Whether it is a politico or a detergent, aggressive marketing destroys the product. Even soap vendors don’t knock on doors atmidnight. Timing is the key.

In other words, there are better ways to convince social media friends to vote for your candidate other than bombarding them with campaign literature.

And if it’s hate speech that is being retailed, the greater the alienation the supposed receiver of that information would feel, not just for the seller but for who is being sold.

To those who boost their candidate by bashing the competition, remember this: If you jeer more than you cheer, you hurt and not help your cause.

For this is the truth: When hard sell turns off the objects of your courtship, then far from adding votes for your candidate, it actually deducts votes from them.

Partisans should remember that they’re agents of their principal, and their behavior, even in cyberspace, would impact on the overall campaign.

For example, if a partisan with 1,500 FB friends habitually jeers the 20 or so friends who support other candidates, the majority of his friends who are still sitting on the fence would surely notice the abrasive way he pursues his crusade.

He would not only lose friends but lose votes for his candidate as well.

The truth is there is a large “market votes” out there waiting to be convinced. No candidate has yet reached the tipping point. Verbally bamboozling supporters of other candidates is not the way to win them over.

The way to make believers out of them is through language that is kind, gentle and understanding, and used in a discourse that respects healthy contrarian views. As they say, words that generate light, not heat.

One should leave the acerbic, below-the-belt, ad hominem attacks to the main actors and their surrogates on the national stage. Among friends, civility should guide the way we campaign.

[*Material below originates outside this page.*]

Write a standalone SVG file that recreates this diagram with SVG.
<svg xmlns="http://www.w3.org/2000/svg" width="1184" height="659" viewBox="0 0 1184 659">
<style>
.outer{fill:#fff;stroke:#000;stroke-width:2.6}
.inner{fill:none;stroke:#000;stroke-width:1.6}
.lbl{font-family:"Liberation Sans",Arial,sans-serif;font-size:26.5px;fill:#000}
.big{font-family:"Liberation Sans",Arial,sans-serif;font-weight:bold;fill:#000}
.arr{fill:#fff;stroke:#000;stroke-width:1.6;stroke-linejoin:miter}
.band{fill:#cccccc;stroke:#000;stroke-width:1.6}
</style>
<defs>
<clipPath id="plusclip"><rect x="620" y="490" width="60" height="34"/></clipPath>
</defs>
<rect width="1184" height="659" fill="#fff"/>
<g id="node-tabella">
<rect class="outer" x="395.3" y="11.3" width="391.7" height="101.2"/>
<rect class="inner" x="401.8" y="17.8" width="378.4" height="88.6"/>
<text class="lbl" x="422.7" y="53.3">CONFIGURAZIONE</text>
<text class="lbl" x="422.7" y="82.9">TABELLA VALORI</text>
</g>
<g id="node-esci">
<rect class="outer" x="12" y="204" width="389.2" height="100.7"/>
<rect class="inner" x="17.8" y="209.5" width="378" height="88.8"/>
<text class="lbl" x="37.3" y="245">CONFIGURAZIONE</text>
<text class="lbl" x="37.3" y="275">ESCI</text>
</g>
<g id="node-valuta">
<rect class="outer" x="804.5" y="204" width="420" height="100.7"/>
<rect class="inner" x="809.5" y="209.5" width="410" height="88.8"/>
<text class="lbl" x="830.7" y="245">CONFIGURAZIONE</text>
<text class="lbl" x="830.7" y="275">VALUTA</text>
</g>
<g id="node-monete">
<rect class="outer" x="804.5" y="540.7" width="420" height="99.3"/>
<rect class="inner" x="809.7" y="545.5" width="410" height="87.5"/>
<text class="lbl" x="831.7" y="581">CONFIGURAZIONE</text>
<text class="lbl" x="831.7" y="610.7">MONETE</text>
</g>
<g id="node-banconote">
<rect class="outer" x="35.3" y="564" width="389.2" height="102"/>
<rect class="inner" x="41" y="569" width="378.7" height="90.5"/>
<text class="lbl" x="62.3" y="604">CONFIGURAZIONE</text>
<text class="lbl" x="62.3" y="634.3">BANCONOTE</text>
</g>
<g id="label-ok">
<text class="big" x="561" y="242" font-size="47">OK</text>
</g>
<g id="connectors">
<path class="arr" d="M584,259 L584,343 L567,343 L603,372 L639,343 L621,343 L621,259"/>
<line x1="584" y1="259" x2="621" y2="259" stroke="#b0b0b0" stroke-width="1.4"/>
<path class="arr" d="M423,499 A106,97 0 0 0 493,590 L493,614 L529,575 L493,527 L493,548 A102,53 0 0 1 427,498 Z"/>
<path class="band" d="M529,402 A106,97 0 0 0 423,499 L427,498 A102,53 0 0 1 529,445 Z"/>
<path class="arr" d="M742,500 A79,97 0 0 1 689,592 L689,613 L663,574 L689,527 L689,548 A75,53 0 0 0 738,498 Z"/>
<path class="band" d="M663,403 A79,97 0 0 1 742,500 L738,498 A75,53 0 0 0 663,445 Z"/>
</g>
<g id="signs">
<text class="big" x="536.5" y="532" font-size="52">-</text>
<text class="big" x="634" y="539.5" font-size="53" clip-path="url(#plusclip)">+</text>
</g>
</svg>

To partisans: Observe etiquette in social media. That’s the way to influence people. More votes have been harnessed by kind words than by language that lacerates.

* * *

But even if you wanted to heckle somebody, then do it to your own candidate. Hector him to improve his platform, and cure the defects of his policy pronouncements.

By being an in-house police, you’re doing him a great service by correcting his weaknesses, and thus making him a stronger and winnable candidate.

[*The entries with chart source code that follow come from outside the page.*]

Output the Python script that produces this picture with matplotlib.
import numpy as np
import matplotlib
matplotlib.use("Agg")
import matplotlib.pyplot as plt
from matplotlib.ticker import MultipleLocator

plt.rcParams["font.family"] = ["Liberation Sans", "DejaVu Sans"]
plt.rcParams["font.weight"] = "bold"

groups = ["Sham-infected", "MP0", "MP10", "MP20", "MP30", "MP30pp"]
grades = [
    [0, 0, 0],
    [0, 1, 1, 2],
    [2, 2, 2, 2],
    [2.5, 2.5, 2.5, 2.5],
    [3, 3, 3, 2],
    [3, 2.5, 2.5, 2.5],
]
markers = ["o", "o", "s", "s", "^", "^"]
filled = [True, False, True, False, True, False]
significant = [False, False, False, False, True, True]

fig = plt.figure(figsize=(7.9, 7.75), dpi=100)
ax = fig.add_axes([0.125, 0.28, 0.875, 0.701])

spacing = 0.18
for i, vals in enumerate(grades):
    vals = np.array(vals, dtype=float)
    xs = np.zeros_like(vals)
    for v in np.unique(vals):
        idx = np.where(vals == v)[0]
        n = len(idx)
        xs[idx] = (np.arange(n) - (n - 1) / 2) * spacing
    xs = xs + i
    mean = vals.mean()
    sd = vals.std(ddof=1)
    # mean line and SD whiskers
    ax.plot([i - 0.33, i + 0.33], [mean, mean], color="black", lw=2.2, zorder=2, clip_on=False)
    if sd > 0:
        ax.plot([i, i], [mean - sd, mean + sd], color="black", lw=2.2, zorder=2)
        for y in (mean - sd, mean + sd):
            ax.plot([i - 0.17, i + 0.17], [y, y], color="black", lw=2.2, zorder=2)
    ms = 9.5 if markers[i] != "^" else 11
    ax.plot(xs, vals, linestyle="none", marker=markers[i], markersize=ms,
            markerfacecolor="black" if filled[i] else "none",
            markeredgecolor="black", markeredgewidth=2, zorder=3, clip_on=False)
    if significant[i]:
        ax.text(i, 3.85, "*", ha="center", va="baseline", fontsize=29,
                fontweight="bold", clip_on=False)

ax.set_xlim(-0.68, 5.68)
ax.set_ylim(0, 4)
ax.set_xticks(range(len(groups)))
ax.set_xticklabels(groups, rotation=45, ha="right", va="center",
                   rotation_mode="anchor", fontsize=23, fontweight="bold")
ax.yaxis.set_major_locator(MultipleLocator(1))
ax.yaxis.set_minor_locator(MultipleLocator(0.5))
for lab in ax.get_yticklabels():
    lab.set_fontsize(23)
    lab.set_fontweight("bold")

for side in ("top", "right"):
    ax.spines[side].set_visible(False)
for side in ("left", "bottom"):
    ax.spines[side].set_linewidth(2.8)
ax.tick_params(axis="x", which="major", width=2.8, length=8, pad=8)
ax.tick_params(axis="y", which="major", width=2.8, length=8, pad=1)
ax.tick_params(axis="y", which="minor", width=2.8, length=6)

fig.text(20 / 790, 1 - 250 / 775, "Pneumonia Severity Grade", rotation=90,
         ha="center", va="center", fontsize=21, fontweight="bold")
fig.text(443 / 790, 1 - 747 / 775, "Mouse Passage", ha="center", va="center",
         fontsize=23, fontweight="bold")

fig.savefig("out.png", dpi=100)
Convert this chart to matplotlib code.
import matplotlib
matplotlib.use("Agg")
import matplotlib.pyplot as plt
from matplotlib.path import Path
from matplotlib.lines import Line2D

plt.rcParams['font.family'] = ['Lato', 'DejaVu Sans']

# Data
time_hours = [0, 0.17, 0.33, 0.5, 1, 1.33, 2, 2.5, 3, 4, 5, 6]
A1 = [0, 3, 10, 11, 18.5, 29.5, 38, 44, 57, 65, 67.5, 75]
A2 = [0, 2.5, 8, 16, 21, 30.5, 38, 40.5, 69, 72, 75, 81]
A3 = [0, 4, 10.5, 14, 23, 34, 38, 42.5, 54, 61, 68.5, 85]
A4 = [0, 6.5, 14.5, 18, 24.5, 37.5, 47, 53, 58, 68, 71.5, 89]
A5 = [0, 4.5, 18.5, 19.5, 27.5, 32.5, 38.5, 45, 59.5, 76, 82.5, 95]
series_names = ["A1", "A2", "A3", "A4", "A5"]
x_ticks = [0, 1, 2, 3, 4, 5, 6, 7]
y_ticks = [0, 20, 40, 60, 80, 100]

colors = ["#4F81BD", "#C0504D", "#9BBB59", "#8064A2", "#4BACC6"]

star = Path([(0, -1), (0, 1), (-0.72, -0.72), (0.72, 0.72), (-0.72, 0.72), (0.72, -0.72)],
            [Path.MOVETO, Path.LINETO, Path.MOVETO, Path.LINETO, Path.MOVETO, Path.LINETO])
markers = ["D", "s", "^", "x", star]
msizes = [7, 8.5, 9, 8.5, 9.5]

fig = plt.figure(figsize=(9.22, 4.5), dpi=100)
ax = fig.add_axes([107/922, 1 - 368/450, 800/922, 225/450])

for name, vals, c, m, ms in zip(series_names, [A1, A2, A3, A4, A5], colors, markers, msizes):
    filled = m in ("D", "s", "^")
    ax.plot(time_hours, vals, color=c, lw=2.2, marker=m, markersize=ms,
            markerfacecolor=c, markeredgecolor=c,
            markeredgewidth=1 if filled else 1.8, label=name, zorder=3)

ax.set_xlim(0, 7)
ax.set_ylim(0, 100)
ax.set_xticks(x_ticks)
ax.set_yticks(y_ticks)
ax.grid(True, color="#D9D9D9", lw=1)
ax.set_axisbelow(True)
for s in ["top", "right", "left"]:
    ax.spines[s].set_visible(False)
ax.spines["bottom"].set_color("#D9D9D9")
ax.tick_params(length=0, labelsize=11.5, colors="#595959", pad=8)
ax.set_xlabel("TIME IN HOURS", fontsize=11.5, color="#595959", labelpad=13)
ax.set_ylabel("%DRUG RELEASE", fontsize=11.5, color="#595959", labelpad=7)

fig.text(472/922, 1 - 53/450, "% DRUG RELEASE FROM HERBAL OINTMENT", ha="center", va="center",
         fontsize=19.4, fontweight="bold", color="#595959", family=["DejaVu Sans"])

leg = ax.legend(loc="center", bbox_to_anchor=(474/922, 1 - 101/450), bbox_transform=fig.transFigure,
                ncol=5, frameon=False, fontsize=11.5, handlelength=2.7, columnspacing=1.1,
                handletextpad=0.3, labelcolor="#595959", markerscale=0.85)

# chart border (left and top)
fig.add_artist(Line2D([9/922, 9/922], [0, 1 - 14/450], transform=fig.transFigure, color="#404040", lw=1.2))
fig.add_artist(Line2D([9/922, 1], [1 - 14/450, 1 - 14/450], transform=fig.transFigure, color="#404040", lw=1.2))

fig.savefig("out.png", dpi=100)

Only through such constructive criticism will the candidate be able to reach out and reel in those who are still sitting on the fence.

If you see a kink in his campaign, make sure your reservations are heard. Every campaign needs a friendly critic. No, make that an army which must holler if the emperor has no clothes.

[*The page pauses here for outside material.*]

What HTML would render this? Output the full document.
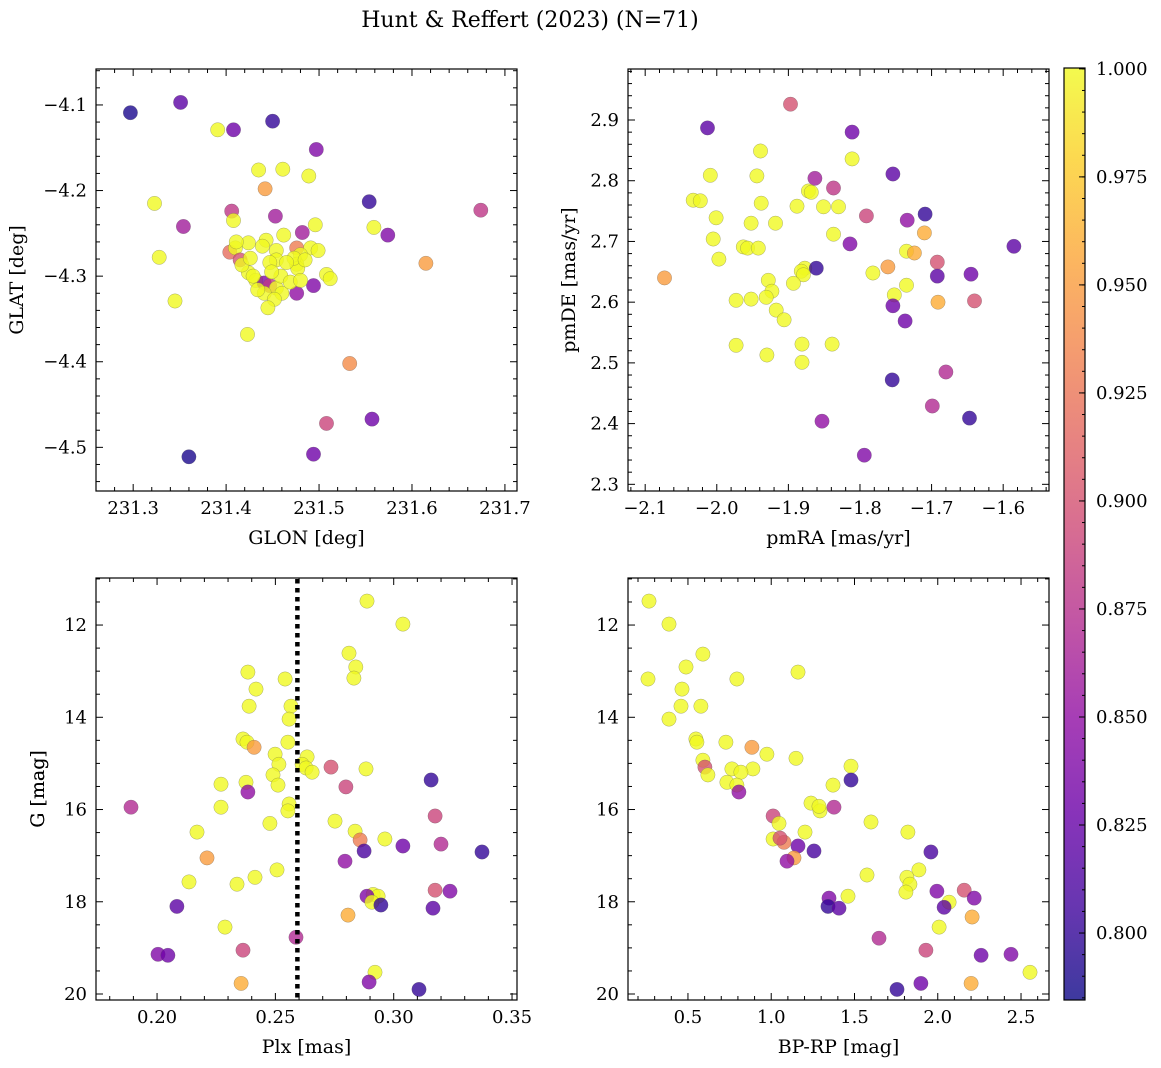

As the campaign progresses, adjustments are made along the way—messages are tweaked, character flaws corrected. Believe me, candidates listen to feedback because those who stubbornly stick to fixed positions are soon defeated by those who are flexible.

Another way of helping your candidate is to convince them to go local, and in this, he might need your help.

In a tight elections, going micro, pinpointing programs, customizing a platform to local needs might just provide the winning edge.

A national candidate who could painstaking cobble together a town-by-town program of action will be looked upon kindly by voters.

Thus, if you’re looking for a comparative advantage for your candidate, then help him compose his plans for your town. After you have made the list, sell it to him, and ensure that he buys in.

The advantage of localizing platforms is that it transforms general rhetoric into specific programs. It break downs the national blueprint into local plans. It benchmarks what a candidate will do for a locality. It shows that a candidate cares even for a hicksville of a town.

A grassroots platform is the best antidote to motherhood statements—and the surest way to the voter’s heart. Help your candidate draft it. Be a creator of ideas instead ofsimply transmitting them.